Palmas para a Morte

— São 3h11 e estou sem sono. Já li os melhores livros e não terminei de ler os piores. Já transei com grandes mulheres e com mulheres lindas. Já provei dos melhores pratos e dos piores. Já estudei as coisas que me interessavam. Sou formado em Odontologia, Medicina, Enfermagem, Fisioterapia e Psicologia. Dentre essas áreas sou mestre em Medicina e Psicologia. De que adianta isso tudo? São 3h12 e de que me adianta ser um estudioso de várias áreas? Nem mencionei, mas falo seis idiomas, entre eles; português, espanhol, francês, inglês, mandarim e holandês. Já viajei muito, também. Creio que só não conheço muito bem a mim mesmo, como ser humano, mesmo sendo psicólogo e médico. Mas falo de algo mais interior ainda... esqueçam! O resto eu me garanto. Penso nisso há uma semana. Vou morrer. Por tal motivo estou gravando esse depoimento. Não tenho filhos, irmãos, pais ou parentes. Não tenho muito dinheiro. Não era essa a minha intenção: juntar riqueza. A meta era poder ajudar. Fiz o que precisava ser feito e o que pude fazer. Hoje estou com noventa anos e aprendi a amar este lugar. Mas as coisas são assim. Vou morrer. Aqui tudo acabará. Mas lembro-me perfeitamente. A comissão havia me dito: “Vai, faz o possível, mas faz com esmero, estude o povo e volte. Terás noventa anos e um dia de prazo. Boa sorte.”. Fiz o nonagésimo aniversário ontem. Não houve comemoração de minha parte. E hoje eu parto. Lembro-me que não queria vir. Lembro-me que relutei. Busquei os seres da mais alta cúpula. Todos me negaram ajuda. Contudo aprendi a gostar desse lugar. O desprendimento será às 3h15. Como falta um minuto vou deitar-me e fechar os olhos. Lembro que foi assim que aprendi. Não posso me mover. Tenho que estar de olhos fechados, pois isso ajuda na paralisação total dos movimentos. Mas o que acontecerá se me mover? E se no momento do desprendimento eu levantar-me do sofá ou fizer algum movimento? “Nunca se mexa no processo de desprendimento. Terás que permanecer imóvel até ficar inconsciente!” – dissera-me um dos diretores de pesquisa.

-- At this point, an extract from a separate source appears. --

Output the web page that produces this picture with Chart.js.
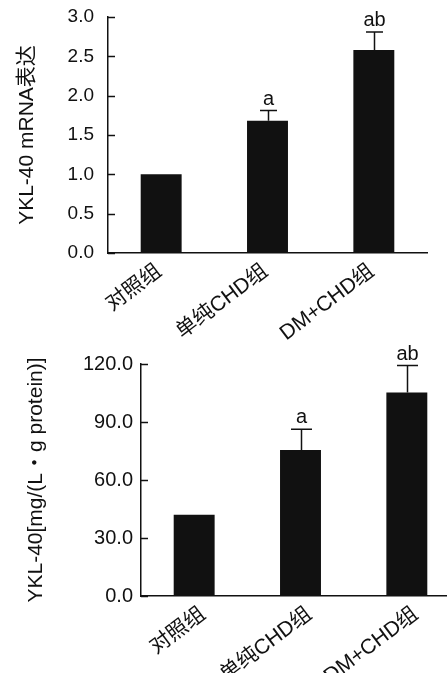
<!DOCTYPE html>
<html lang="zh">
<head>
  <meta charset="UTF-8">
  <title>YKL-40</title>
  <script src="https://cdn.jsdelivr.net/npm/chart.js"></script>
  <style>
    body { margin: 0; background: #fff; overflow: hidden; width: 447px; height: 673px; position: relative; }
    #c1 { position: absolute; left: 0; top: 0; }
    #c2 { position: absolute; left: 0; top: 340px; }
  </style>
</head>
<body>
  <canvas id="c1" width="447" height="340"></canvas>
  <canvas id="c2" width="470" height="333"></canvas>
  <script>
    const groups = ['对照组', '单纯CHD组', 'DM+CHD组'];

    // top: relative mRNA expression
    const mrnaMean = [1.0, 1.68, 2.58];
    const mrnaErr = [0, 0.13, 0.23];
    const mrnaMarks = ['', 'a', 'ab'];
    const mrnaTicks = [0, 0.5, 1.0, 1.5, 2.0, 2.5, 3.0];

    // bottom: protein level
    const protMean = [42.0, 75.5, 105.3];
    const protErr = [0, 10.8, 13.9];
    const protMarks = ['', 'a', 'ab'];
    const protTicks = [0, 30, 60, 90, 120];

    const FONT = "'Liberation Sans', 'Noto Sans CJK SC', Arial, sans-serif";
    const INK = '#111';

    Chart.defaults.font.family = FONT;
    Chart.defaults.color = INK;
    Chart.defaults.animation = false;

    // inward y ticks + error bars + significance letters
    const decor = {
      id: 'decor',
      afterDatasetsDraw(chart, args, opts) {
        var ctx = chart.ctx;
        var y = chart.scales.y;
        var area = chart.chartArea;
        ctx.save();
        ctx.strokeStyle = INK;
        ctx.lineWidth = 1.5;
        y.ticks.forEach(function(t) {
          var py = Math.round(y.getPixelForValue(t.value)) + 0.5;
          ctx.beginPath();
          ctx.moveTo(area.left, py);
          ctx.lineTo(area.left + 7, py);
          ctx.stroke();
        });
        var meta = chart.getDatasetMeta(0);
        var means = chart.data.datasets[0].data;
        meta.data.forEach(function(bar, i) {
          var e = opts.err[i];
          if (!e) return;
          var x = Math.round(bar.x) + 0.5;
          var yTop = y.getPixelForValue(means[i] + e);
          var yBar = y.getPixelForValue(means[i]);
          ctx.beginPath();
          ctx.moveTo(x, yBar);
          ctx.lineTo(x, yTop);
          ctx.moveTo(x - opts.cap / 2, yTop);
          ctx.lineTo(x + opts.cap / 2, yTop);
          ctx.stroke();
          ctx.fillStyle = INK;
          ctx.font = opts.markSize + 'px ' + FONT;
          ctx.textAlign = 'center';
          ctx.textBaseline = 'alphabetic';
          ctx.fillText(opts.marks[i], x, yTop - 6);
        });
        ctx.restore();
      }
    };

    function makeChart(id, mean, err, marks, ticks, opt) {
      return new Chart(document.getElementById(id), {
        type: 'bar',
        data: {
          labels: groups,
          datasets: [{
            data: mean,
            backgroundColor: INK,
            borderWidth: 0,
            barPercentage: 0.385,
            categoryPercentage: 1.0
          }]
        },
        plugins: [decor],
        options: {
          responsive: false,
          layout: { padding: { top: opt.top, right: opt.right, left: 0, bottom: 0 } },
          plugins: {
            legend: { display: false },
            tooltip: { enabled: false },
            decor: { err: err, marks: marks, cap: opt.cap, markSize: 20 }
          },
          scales: {
            x: {
              grid: { display: false, drawTicks: false },
              border: { display: true, color: INK, width: 1.5 },
              ticks: {
                autoSkip: false,
                minRotation: 37,
                maxRotation: 37,
                padding: 6,
                labelOffset: opt.labelOffset,
                font: { size: 21 }
              },
              afterFit: function(s) {
                s.height = opt.xh;
                s.paddingLeft = 0; s.paddingRight = 0;
              }
            },
            y: {
              min: ticks[0],
              max: ticks[ticks.length - 1],
              afterBuildTicks: function(s) { s.ticks = ticks.map(function(v) { return { value: v }; }); },
              grid: { display: false, drawTicks: false },
              border: { display: true, color: INK, width: 1.5 },
              ticks: {
                padding: opt.tickPad,
                font: { size: opt.tickSize },
                callback: function(v) { return Number(v).toFixed(1); }
              },
              title: {
                display: true,
                text: opt.title,
                font: { size: 21 },
                padding: { top: opt.titlePad, bottom: 0 }
              },
              afterFit: function(s) {
                s.width = opt.yw;
                s.paddingTop = 0; s.paddingBottom = 0;
              }
            }
          }
        }
      });
    }

    makeChart('c1', mrnaMean, mrnaErr, mrnaMarks, mrnaTicks, {
      title: 'YKL-40 mRNA表达', top: 17, right: 20, xh: 87, yw: 108,
      tickPad: 14, tickSize: 19, titlePad: 15, cap: 17, labelOffset: -2
    });
    makeChart('c2', protMean, protErr, protMarks, protTicks, {
      title: 'YKL-40[mg/(L・g protein)]', top: 24, right: 10, xh: 77, yw: 141,
      tickPad: 8, tickSize: 20, titlePad: 24, cap: 21, labelOffset: 9
    });
  </script>
</body>
</html>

— Amo todos vocês com quem convivi. Amo todos que escutarem essa fita. Eu amo o ser humano. Posso não ser um humano de fato, mas o sou de preferência.

O velho que acabara de colocar o gravador no chão ao lado do sofá. Estava, agora, de olhos fechados e deitado numa posição cadavérica. Ele sabia que não poderia morrer como um ser humano comum. Acidentes, tiros, suicídio, doenças, nada o mataria. Apenas acabaria sua missão na terra. E ele voltaria a seu planeta de origem. Mas há quarenta e seis anos ele tomara uma decisão.

Em questão de segundos uma luz translúcida começou a girar por cima de seu corpo. Era o processo de desprendimento. Mentalmente aquele senhor falava: “É chegada a hora. Que tudo se resolva de uma vez. Seria ótimo se desse certo!”.

Então o homem abriu os olhos e bateu palmas reiteradamente. Um largo sorriso apareceu no seu rosto. Viu que a luz acima de seu corpo parara como que num estado de incredulidade, se é que uma luz pode ter uma sensação dessas, mas com os extraterrestres não se deve duvidar de nada. Ele estava tendo um sintoma humano. Talvez um infarto ou uma falência múltipla dos órgãos. Ele era médico. Sabia os sintomas. Sabia que estava morrendo. E morrendo com um ser humano. Ainda estava consciente. Talvez não fosse um enfarto propriamente dito, mas teve convicção de que seu corpo estava numa situação difícil. Pela primeira vez em noventa anos uma situação desfavorável ao seu corpo.

A luz esvaiu-se comedidamente deixando-o morto no sofá de seu apartamento com olhos absurdamente arregalados de alegria, junto a um sorriso sincero e de paz. A paz que um ser humano tem, mesmo depois da morte.